Brutal de chez brutal
Cette façon brutale de procéder viole le droit de grève protégé par la Constitution, puisque des personnes licenciées ne peuvent plus faire grève. Elles n’ont même plus d’emploi pour lequel revendiquer quelque chose. Quel procédé « élégant » et quel dédain! S’y ajoute le fait que les licencié(e)s ne sont pas entrés en grève par goût du vandalisme. D’un côté, il y avait des salaires anémiques (3’600 francs), un manque de personnel chronique, entraînant des heures supplémentaires récurrentes, cause d’arrêts maladie provoquant en retour davantage de stress, bref une vraie spirale descendante en matière de conditions de travail. De l’autre côté, la démarche du personnel, qui demandait de discuter de mesures contre ces dysfonctionnements, fut complètement ignorée. Seul ce mélange détonnant de besoins objectifs et de rebuffade a débouché sur la décision de faire grève. Ni le large soutien public des grévistes, ni les actions de solidarité menées devant d’autres magasins SPAR, comme celles des Jusos et de la jeunesse d’Unia du samedi 15 juin, n’ont suffi pour faire dévier, ne serait-ce que d’un pouce, le cours agressivement brutal de la direction de SPAR.
A Neuchâtel aussi
SPAR Dättwil n’est pas un cas isolé. Katharina Prelicz-Huber, présidente du SSP, a évoqué le cas de l’hôpital de La Providence, à Neuchâtel, où 22 grévistes ont été licenciés. Le recours à la grève visait à refuser la dénonciation de leur CCT et la dégradation de leurs conditions de travail. Ces deux points faisaient partie des conditions de reprise de l’hôpital par un acquéreur privé, la société Genolier SA. Ici aussi, on a appliqué brutalement la méthode « marche ou crève ». Avec la même conséquence: fouler aux pieds les droits syndicaux garantis par l’OIT et la Constitution fédérale. Ici aussi, le droit de grève est vidé de son sens et un partenariat social loyal est remplacé par des diktats. Le SSP avait demandé une suspension juridique des licenciements. Le tribunal souligna toutefois leur conformité au droit, la législation suisse permettant de tels licenciements. Pour cette raison, le SSP a donc porté plainte contre la Suisse devant l’OIT, puisqu’elle admettait ces règles anticonstitutionnelles dans son droit du travail. Unia examine la possibilité de s’associer à la plainte du SSP auprès de l’OIT et/ou d’intervenir auprès du gouvernement suisse, afin qu’il relance la révision du Code des obligations (CO), actuellement mise au frigidaire.
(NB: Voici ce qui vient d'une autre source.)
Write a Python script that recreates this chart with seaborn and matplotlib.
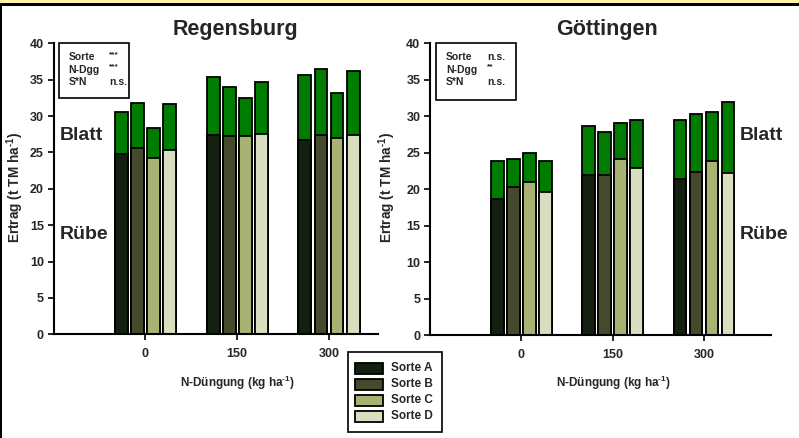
import pandas as pd
import seaborn as sns
import matplotlib.pyplot as plt
from matplotlib.patches import Rectangle

# ---- data -------------------------------------------------------------
sorten = ["Sorte A", "Sorte B", "Sorte C", "Sorte D"]
n_stufen = [0, 150, 300]
x_ticks = [0, 150, 300]
y_ticks = [0, 5, 10, 15, 20, 25, 30, 35, 40]

# Regensburg: rows = N level, columns = Sorte A..D (t TM/ha)
reg_ruebe = [[24.8, 25.6, 24.3, 25.4],
             [27.4, 27.2, 27.2, 27.6],
             [26.7, 27.4, 27.0, 27.4]]
reg_blatt = [[5.7, 6.2, 4.1, 6.2],
             [7.9, 6.8, 5.3, 7.1],
             [8.9, 9.1, 6.2, 8.8]]

# Goettingen
goe_ruebe = [[18.6, 20.3, 21.0, 19.6],
             [22.0, 22.0, 24.1, 22.9],
             [21.4, 22.4, 23.9, 22.2]]
goe_blatt = [[5.2, 3.9, 3.9, 4.3],
             [6.6, 5.9, 5.0, 6.6],
             [8.1, 7.9, 6.7, 9.8]]

reg_stats = [("Sorte", "***"), ("N-Dgg", "***"), ("S*N", "n.s.")]
goe_stats = [("Sorte", "n.s."), ("N-Dgg", "**"), ("S*N", "n.s.")]

# ---- styling ----------------------------------------------------------
sorte_colors = ["#13200f", "#444a2b", "#a8b272", "#d8dec0"]
blatt_color = "#007c00"

W, H = 799, 438
sns.set_style("ticks")
plt.rcParams["font.family"] = ["Liberation Sans", "DejaVu Sans"]
plt.rcParams["font.weight"] = "bold"
plt.rcParams["mathtext.fontset"] = "custom"
plt.rcParams["mathtext.rm"] = "Liberation Sans:bold"
plt.rcParams["mathtext.it"] = "Liberation Sans:bold"
plt.rcParams["mathtext.bf"] = "Liberation Sans:bold"

UNIT = r"(t TM ha$^{\text{-1}}$)"
NUNIT = r"(kg ha$^{\text{-1}}$)"


def fx(px):
    return px / W


def fy(py):
    return 1 - py / H


def long_table(ruebe, blatt):
    rows = []
    for i, n in enumerate(n_stufen):
        for j, s in enumerate(sorten):
            rows.append({"N": n, "Sorte": s,
                         "Ruebe": ruebe[i][j],
                         "Gesamt": ruebe[i][j] + blatt[i][j]})
    return pd.DataFrame(rows)


def fig_box(l, t, r, b, lw=1.2, face="white", z=5):
    fig.patches.append(Rectangle((fx(l), fy(b)), fx(r) - fx(l), (b - t) / H,
                                 transform=fig.transFigure, facecolor=face,
                                 edgecolor="black", linewidth=lw, zorder=z))


fig = plt.figure(figsize=(W / 100, H / 100), dpi=100)
fig.patch.set_facecolor("white")

panels = [
    dict(name="Regensburg", ruebe=reg_ruebe, blatt=reg_blatt, stats=reg_stats,
         box=(53.5, 43.3, 378, 334.3), xlim=(-150, 380),
         title_x=235.5, xlabel_x=237.3, ylabel_x=15,
         stat_box=(58.7, 43.3, 129, 98), stat_cols=(68.3, 109.3),
         part_x=60),
    dict(name="Göttingen", ruebe=goe_ruebe, blatt=goe_blatt, stats=goe_stats,
         box=(430, 43.3, 771, 335), xlim=(-150, 410),
         title_x=606.7, xlabel_x=613, ylabel_x=386.7,
         stat_box=(436, 43.3, 516, 100), stat_cols=(446, 487.3),
         part_x=740),
]

for p in panels:
    l, t, r, b = p["box"]
    ax = fig.add_axes([fx(l), fy(b), fx(r) - fx(l), (b - t) / H])
    df = long_table(p["ruebe"], p["blatt"])
    common = dict(data=df, x="N", hue="Sorte", hue_order=sorten,
                  native_scale=True, dodge=True, width=0.7, gap=0.2,
                  errorbar=None, saturation=1, edgecolor="black",
                  linewidth=1.3, legend=False, ax=ax)
    # leaf on top: full bar height in green, beet part drawn over it
    sns.barplot(y="Gesamt", palette={s: blatt_color for s in sorten}, **common)
    sns.barplot(y="Ruebe", palette=dict(zip(sorten, sorte_colors)), **common)

    ax.set_xlim(*p["xlim"])
    ax.set_ylim(0, 40)
    ax.set_xticks(x_ticks)
    ax.set_yticks(y_ticks)
    ax.set_xlabel("")
    ax.set_ylabel("")
    sns.despine(ax=ax)
    for side in ("left", "bottom"):
        ax.spines[side].set_linewidth(1.5)
        ax.spines[side].set_color("black")
    ax.tick_params(axis="both", direction="out", length=4, width=1.2,
                   color="black", labelsize=9)
    ax.tick_params(axis="x", pad=6)
    ax.tick_params(axis="y", pad=3)
    for lab in ax.get_xticklabels() + ax.get_yticklabels():
        lab.set_fontweight("bold")
    ax.set_facecolor("white")

    fig.text(fx(p["title_x"]), fy(29.7), p["name"], ha="center", va="center",
             fontsize=15.5, fontweight="bold")
    fig.text(fx(p["xlabel_x"]), fy(383), "N-Düngung " + NUNIT,
             ha="center", va="center", fontsize=8.5, fontweight="bold")
    fig.text(fx(p["ylabel_x"]), fy(187.5), "Ertrag " + UNIT,
             ha="center", va="center", rotation=90, fontsize=9.8,
             fontweight="bold")
    fig.text(fx(p["part_x"]), fy(136), "Blatt", ha="left", va="center",
             fontsize=14, fontweight="bold")
    fig.text(fx(p["part_x"]), fy(234.3), "Rübe", ha="left", va="center",
             fontsize=14, fontweight="bold")

    # significance box
    fig_box(*p["stat_box"])
    for k, (factor, sig) in enumerate(p["stats"]):
        yy = fy(57.3 + k * 12.4)
        fig.text(fx(p["stat_cols"][0]), yy, factor, ha="left", va="center",
                 fontsize=7.5, fontweight="bold", zorder=6)
        if sig.startswith("*"):
            fig.text(fx(p["stat_cols"][1]), yy + 3 / H, sig, ha="left",
                     va="center", fontsize=6, fontweight="bold", zorder=6)
        else:
            fig.text(fx(p["stat_cols"][1]), yy, sig, ha="left", va="center",
                     fontsize=7.5, fontweight="bold", zorder=6)

# shared key of the varieties
fig_box(347.7, 351.7, 441.7, 431.7)
for k, (s, c) in enumerate(zip(sorten, sorte_colors)):
    yc = 368.3 + k * 15.9
    fig_box(355, yc - 5.5, 383.3, yc + 5.5, lw=1.3, face=c, z=6)
    fig.text(fx(390.7), fy(yc), s, ha="left", va="center", fontsize=8.5,
             fontweight="bold", zorder=6)

# page frame: yellow strip, black rule on top and at the left edge
fig.patches.append(Rectangle((0, fy(3.4)), 1, 3.4 / H, transform=fig.transFigure,
                             facecolor="#fbf5a4", edgecolor="none", zorder=10))
fig.patches.append(Rectangle((0, fy(6.2)), 1, 2.8 / H, transform=fig.transFigure,
                             facecolor="black", edgecolor="none", zorder=10))
fig.patches.append(Rectangle((0, 0), 2.3 / W, fy(3.4), transform=fig.transFigure,
                             facecolor="black", edgecolor="none", zorder=10))

fig.savefig("out.png", dpi=100, facecolor="white")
Plusieurs plaintes devant l’OIT
L’USS a déjà porté plainte contre la Suisse devant l’OIT, il y a une décennie, pour violation des conventions 87 et 98 de l’OIT, qu’elle avait ratifiées. Au cœur de cette plainte se trouve en particulier la très faible protection contre le licenciement des salarié(e)s actifs syndicalement. L’USS a suspendu sa plainte après que le Conseil fédéral a voulu lancer une révision du CO qui aurait dû s’attaquer à ce problème. Entre temps, sous la pression du patronat, le Conseil fédéral a gelé cette révision. En conséquence, l’USS a réactivé sa plainte auprès de l’OIT.
Ces cas, choquants, de La Providence et de SPAR le montrent: une meilleure protection contre les licenciements est nécessaire. Sinon, aucune négociation ne pourra plus se dérouler sur un pied d’égalité. Les entreprises ne doivent plus être ces zones dans lesquelles on laisse au vestiaire ses droits démocratiques en même temps que son pardessus.